┌─ Data for processing
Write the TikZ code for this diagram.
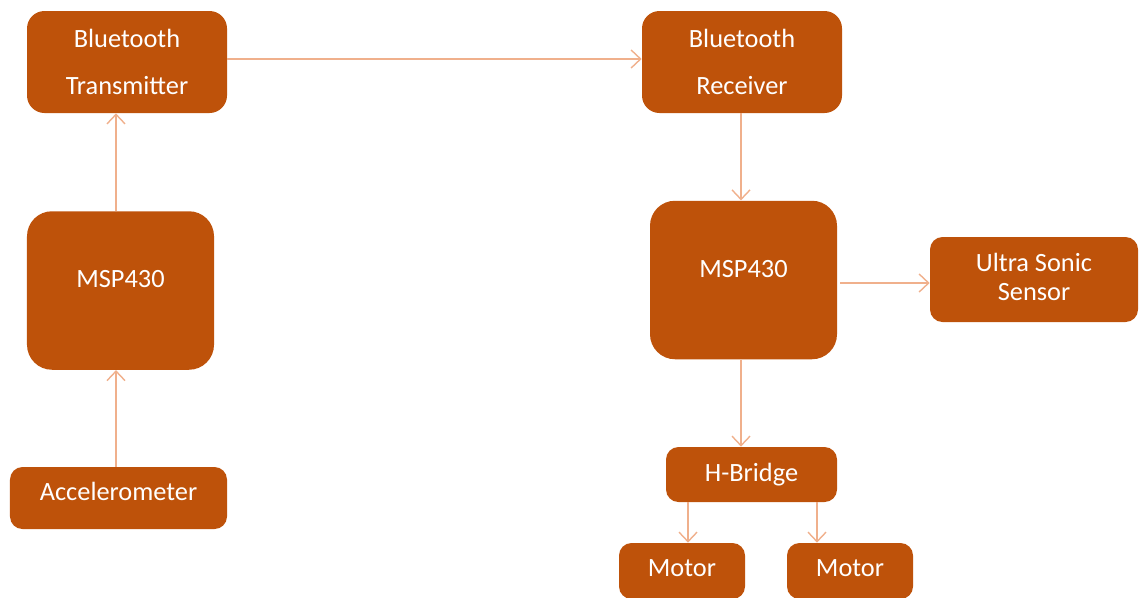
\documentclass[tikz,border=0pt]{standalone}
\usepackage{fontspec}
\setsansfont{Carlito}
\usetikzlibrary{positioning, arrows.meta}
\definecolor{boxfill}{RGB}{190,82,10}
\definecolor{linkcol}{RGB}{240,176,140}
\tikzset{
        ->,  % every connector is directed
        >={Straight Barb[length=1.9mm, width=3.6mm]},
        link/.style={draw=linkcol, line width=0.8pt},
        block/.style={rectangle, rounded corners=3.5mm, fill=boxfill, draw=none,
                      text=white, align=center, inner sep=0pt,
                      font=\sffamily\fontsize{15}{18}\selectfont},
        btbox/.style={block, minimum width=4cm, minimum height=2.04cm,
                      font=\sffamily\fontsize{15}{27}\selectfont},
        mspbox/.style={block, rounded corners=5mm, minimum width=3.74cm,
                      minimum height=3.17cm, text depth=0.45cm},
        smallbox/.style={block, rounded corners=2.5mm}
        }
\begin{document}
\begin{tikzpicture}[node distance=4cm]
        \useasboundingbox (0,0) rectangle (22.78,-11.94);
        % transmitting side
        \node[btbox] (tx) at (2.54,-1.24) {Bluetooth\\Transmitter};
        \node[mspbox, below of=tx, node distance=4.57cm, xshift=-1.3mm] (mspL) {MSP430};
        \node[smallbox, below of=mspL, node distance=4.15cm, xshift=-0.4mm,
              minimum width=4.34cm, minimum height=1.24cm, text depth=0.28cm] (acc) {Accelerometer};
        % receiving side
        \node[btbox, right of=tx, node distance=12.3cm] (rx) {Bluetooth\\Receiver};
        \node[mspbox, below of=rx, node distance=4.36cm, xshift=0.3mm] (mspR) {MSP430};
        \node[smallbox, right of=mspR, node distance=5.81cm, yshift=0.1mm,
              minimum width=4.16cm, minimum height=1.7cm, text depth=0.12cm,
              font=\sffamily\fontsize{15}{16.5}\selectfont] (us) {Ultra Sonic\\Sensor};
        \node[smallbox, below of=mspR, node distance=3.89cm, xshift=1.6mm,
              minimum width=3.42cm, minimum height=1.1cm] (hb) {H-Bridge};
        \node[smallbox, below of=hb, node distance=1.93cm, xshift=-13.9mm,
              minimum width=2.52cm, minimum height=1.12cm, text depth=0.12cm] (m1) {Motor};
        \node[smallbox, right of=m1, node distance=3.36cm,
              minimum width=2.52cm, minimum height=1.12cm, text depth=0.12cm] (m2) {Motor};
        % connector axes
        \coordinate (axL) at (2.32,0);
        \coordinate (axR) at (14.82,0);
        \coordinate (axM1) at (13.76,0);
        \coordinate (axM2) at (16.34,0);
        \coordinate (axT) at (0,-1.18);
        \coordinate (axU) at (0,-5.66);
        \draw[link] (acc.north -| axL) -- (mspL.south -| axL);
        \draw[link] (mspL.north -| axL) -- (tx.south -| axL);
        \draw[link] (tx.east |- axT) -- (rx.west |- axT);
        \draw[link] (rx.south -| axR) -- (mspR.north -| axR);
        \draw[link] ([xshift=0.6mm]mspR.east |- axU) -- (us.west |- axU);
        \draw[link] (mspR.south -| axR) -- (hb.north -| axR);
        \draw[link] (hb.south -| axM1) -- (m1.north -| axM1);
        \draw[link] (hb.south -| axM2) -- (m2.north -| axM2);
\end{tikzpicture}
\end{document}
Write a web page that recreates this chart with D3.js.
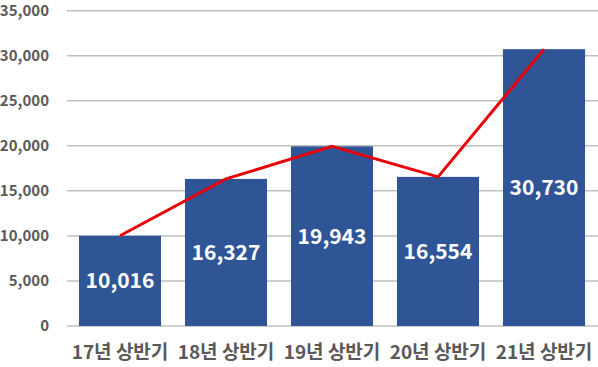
└─
Pull out all lines containing the word "Write" from the entries above.

The response:
Write the TikZ code for this diagram.
Write a web page that recreates this chart with D3.js.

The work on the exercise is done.